DATA SHOWN.
================================

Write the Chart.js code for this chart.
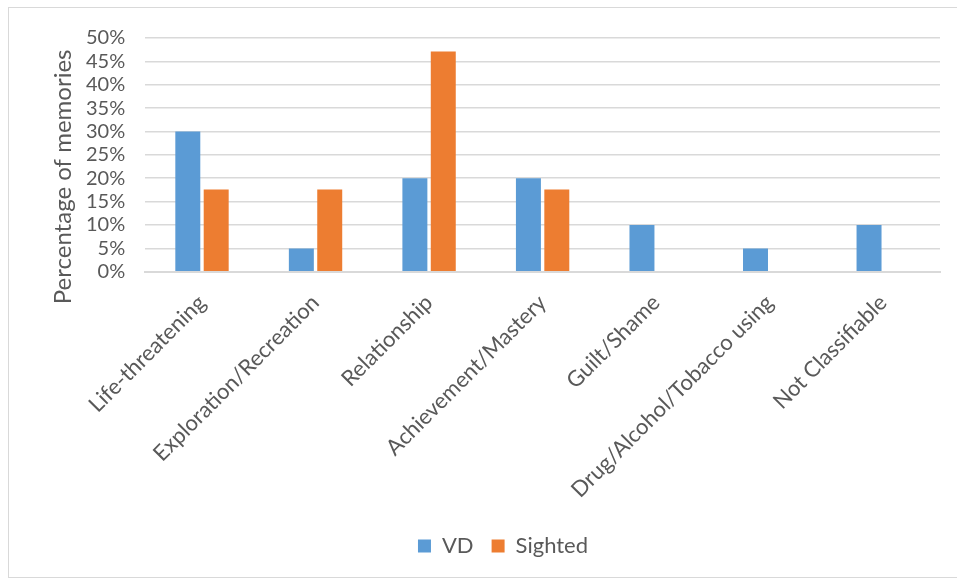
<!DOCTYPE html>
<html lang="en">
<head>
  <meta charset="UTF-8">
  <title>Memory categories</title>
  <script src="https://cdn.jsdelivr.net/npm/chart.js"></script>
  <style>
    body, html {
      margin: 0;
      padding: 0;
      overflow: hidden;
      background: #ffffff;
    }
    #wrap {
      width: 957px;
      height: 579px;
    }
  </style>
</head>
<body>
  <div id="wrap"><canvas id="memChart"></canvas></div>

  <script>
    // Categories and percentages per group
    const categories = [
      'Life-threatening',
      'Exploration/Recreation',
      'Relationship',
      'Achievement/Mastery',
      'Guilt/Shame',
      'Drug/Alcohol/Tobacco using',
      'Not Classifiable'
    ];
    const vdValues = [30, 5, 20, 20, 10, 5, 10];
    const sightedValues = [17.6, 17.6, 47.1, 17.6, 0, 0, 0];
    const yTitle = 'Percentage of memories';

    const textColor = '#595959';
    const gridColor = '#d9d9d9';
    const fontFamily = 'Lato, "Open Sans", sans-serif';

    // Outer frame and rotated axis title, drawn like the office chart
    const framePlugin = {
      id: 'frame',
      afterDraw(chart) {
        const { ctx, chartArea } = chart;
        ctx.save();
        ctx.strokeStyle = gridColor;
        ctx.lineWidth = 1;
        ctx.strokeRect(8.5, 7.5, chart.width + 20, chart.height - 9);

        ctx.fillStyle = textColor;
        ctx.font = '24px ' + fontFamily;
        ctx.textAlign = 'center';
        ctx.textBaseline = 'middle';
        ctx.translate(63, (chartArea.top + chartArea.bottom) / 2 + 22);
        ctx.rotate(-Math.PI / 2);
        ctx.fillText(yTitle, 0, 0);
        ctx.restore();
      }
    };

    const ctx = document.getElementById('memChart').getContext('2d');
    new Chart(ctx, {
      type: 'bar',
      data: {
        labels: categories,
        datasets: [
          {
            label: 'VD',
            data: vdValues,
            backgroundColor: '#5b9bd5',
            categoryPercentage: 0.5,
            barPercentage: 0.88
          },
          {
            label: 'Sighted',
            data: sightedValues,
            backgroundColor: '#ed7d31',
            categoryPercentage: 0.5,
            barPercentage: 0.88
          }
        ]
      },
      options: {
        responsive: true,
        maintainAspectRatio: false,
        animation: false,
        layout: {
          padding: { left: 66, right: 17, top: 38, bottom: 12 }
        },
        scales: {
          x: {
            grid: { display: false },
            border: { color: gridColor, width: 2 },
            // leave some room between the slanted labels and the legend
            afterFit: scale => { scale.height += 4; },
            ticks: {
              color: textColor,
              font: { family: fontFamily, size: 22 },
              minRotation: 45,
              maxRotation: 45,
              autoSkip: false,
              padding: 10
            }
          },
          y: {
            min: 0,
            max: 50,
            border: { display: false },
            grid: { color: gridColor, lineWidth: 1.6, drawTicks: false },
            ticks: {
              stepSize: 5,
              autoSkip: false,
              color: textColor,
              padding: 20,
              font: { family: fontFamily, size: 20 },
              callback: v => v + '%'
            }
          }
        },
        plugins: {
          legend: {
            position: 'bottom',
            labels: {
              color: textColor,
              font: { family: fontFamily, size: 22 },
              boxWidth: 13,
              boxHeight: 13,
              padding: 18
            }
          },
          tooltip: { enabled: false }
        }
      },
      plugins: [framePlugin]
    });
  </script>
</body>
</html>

================================

WHAT NEEDS TO BE DONE.
Without the pictures, transcribe the listing above exactly.

RESPONSE.
Write the Chart.js code for this chart.
<!DOCTYPE html>
<html lang="en">
<head>
  <meta charset="UTF-8">
  <title>Memory categories</title>
  <script src="https://cdn.jsdelivr.net/npm/chart.js"></script>
  <style>
    body, html {
      margin: 0;
      padding: 0;
      overflow: hidden;
      background: #ffffff;
    }
    #wrap {
      width: 957px;
      height: 579px;
    }
  </style>
</head>
<body>
  <div id="wrap"><canvas id="memChart"></canvas></div>

  <script>
    // Categories and percentages per group
    const categories = [
      'Life-threatening',
      'Exploration/Recreation',
      'Relationship',
      'Achievement/Mastery',
      'Guilt/Shame',
      'Drug/Alcohol/Tobacco using',
      'Not Classifiable'
    ];
    const vdValues = [30, 5, 20, 20, 10, 5, 10];
    const sightedValues = [17.6, 17.6, 47.1, 17.6, 0, 0, 0];
    const yTitle = 'Percentage of memories';

    const textColor = '#595959';
    const gridColor = '#d9d9d9';
    const fontFamily = 'Lato, "Open Sans", sans-serif';

    // Outer frame and rotated axis title, drawn like the office chart
    const framePlugin = {
      id: 'frame',
      afterDraw(chart) {
        const { ctx, chartArea } = chart;
        ctx.save();
        ctx.strokeStyle = gridColor;
        ctx.lineWidth = 1;
        ctx.strokeRect(8.5, 7.5, chart.width + 20, chart.height - 9);

        ctx.fillStyle = textColor;
        ctx.font = '24px ' + fontFamily;
        ctx.textAlign = 'center';
        ctx.textBaseline = 'middle';
        ctx.translate(63, (chartArea.top + chartArea.bottom) / 2 + 22);
        ctx.rotate(-Math.PI / 2);
        ctx.fillText(yTitle, 0, 0);
        ctx.restore();
      }
    };

    const ctx = document.getElementById('memChart').getContext('2d');
    new Chart(ctx, {
      type: 'bar',
      data: {
        labels: categories,
        datasets: [
          {
            label: 'VD',
            data: vdValues,
            backgroundColor: '#5b9bd5',
            categoryPercentage: 0.5,
            barPercentage: 0.88
          },
          {
            label: 'Sighted',
            data: sightedValues,
            backgroundColor: '#ed7d31',
            categoryPercentage: 0.5,
            barPercentage: 0.88
          }
        ]
      },
      options: {
        responsive: true,
        maintainAspectRatio: false,
        animation: false,
        layout: {
          padding: { left: 66, right: 17, top: 38, bottom: 12 }
        },
        scales: {
          x: {
            grid: { display: false },
            border: { color: gridColor, width: 2 },
            // leave some room between the slanted labels and the legend
            afterFit: scale => { scale.height += 4; },
            ticks: {
              color: textColor,
              font: { family: fontFamily, size: 22 },
              minRotation: 45,
              maxRotation: 45,
              autoSkip: false,
              padding: 10
            }
          },
          y: {
            min: 0,
            max: 50,
            border: { display: false },
            grid: { color: gridColor, lineWidth: 1.6, drawTicks: false },
            ticks: {
              stepSize: 5,
              autoSkip: false,
              color: textColor,
              padding: 20,
              font: { family: fontFamily, size: 20 },
              callback: v => v + '%'
            }
          }
        },
        plugins: {
          legend: {
            position: 'bottom',
            labels: {
              color: textColor,
              font: { family: fontFamily, size: 22 },
              boxWidth: 13,
              boxHeight: 13,
              padding: 18
            }
          },
          tooltip: { enabled: false }
        }
      },
      plugins: [framePlugin]
    });
  </script>
</body>
</html>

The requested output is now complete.